I’ve also created a complete Markdown archive of all my writing, where the publish versions are stored with all the appropriate metadata like dates, related ideas, and reusable components.
Each part protects a different kind of work. Production belongs on the board. The year planning belongs on the map. The reusable thinking is in the knowledge base.
AI can participate in that system without being asked to invent the whole thing from scratch.
That has become one of my main lessons from working with AI over the past year. The model is rarely the only variable that matters. The structure around the model often matters more.

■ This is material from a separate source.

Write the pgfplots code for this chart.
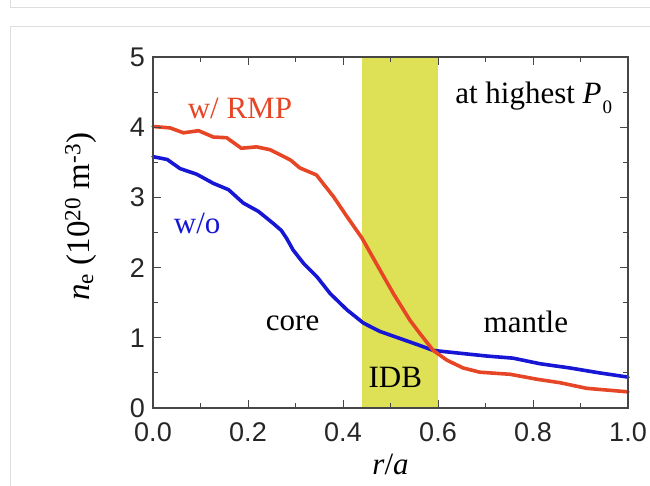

A post with a status, pillar, date, and link becomes readable to the system. A published piece with a predictable home can be archived. Ideas tied to the map are easier to retrieve than ideas scattered across half my digital life.
The AI is not making the system smart.
The system is making the work legible.
The Five Regions
The map has five regions, each representing a theme I’ll explore this year:
KB Building — Markdown knowledge bases, personal archives, and systems for making your own thinking retrievable.
Info Types — Structured prompting, information architecture, and designing content that AI can actually use.
AI Portfolios — How writers, students, and professionals can document and demonstrate their work with AI.
World-Building — Collaborative fiction, interactive storytelling, and AI as a creative partner.
Religion — Faith, meaning-making, and the deeper questions that emerge when machines start to think.
For now, I want to mark the shift.
I am not trying to publish more by sheer force of will.
I am trying to build a system that can hold more of the work than my attention can hold on its own.
The Churnivore is not really a monster outside the system. It is what happens when you don’t have a plan.
This year, I’m walking the path. The Churnivore is waiting. But for the first time, so is a map … that is, a structured plan.